Sen. Durbin’s assault raises severe constitutional questions. Restricting normal advertising violates the First Amendment of the U.S. Constitution. Requiring state licensing of companies not domiciled in that state violates the commerce clause of the Constitution. And singling out for-profit education for using Title IV funds without including non-profit colleges violates the due process clause.

On these constitutional grounds alone, the Obama administration attack on for-profit education should be rejected.

But other consequences are equally objectionable. By deterring the purchase of accreditation, for example, the administration will challenge the ability of marginal nonprofit institutions—including institutions with large minority populations—to survive.

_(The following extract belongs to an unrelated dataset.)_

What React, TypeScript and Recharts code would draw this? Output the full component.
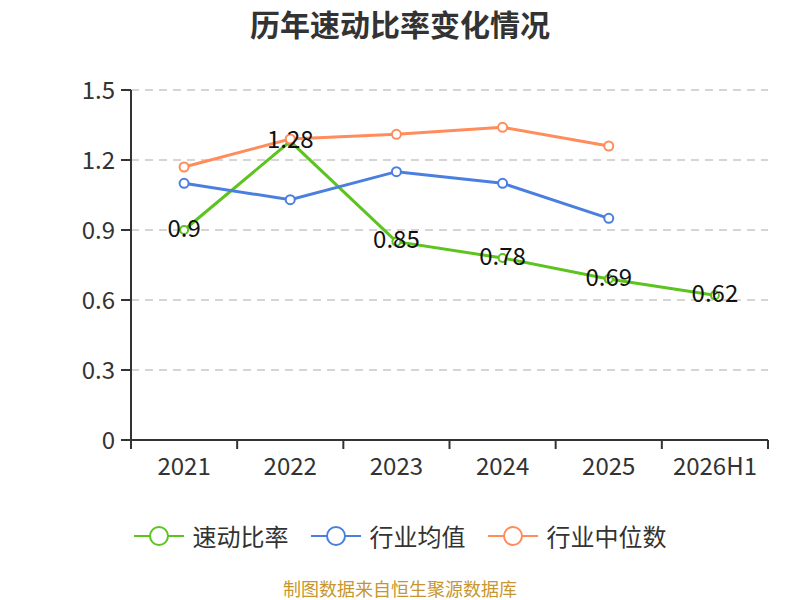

And whether the for-profits can survive this assault is an unanswered question. My worst fear is that for profit education delivered via the Internet will experience the fate of the nuclear power industry after Three Mile Island.

The adage that “federal money brings federal control” is proving to be true. It confirms the suspicion of some that President Lyndon Johnson knew that if he could control the financing of higher education he could control the content of higher education. That control is now in federal hands.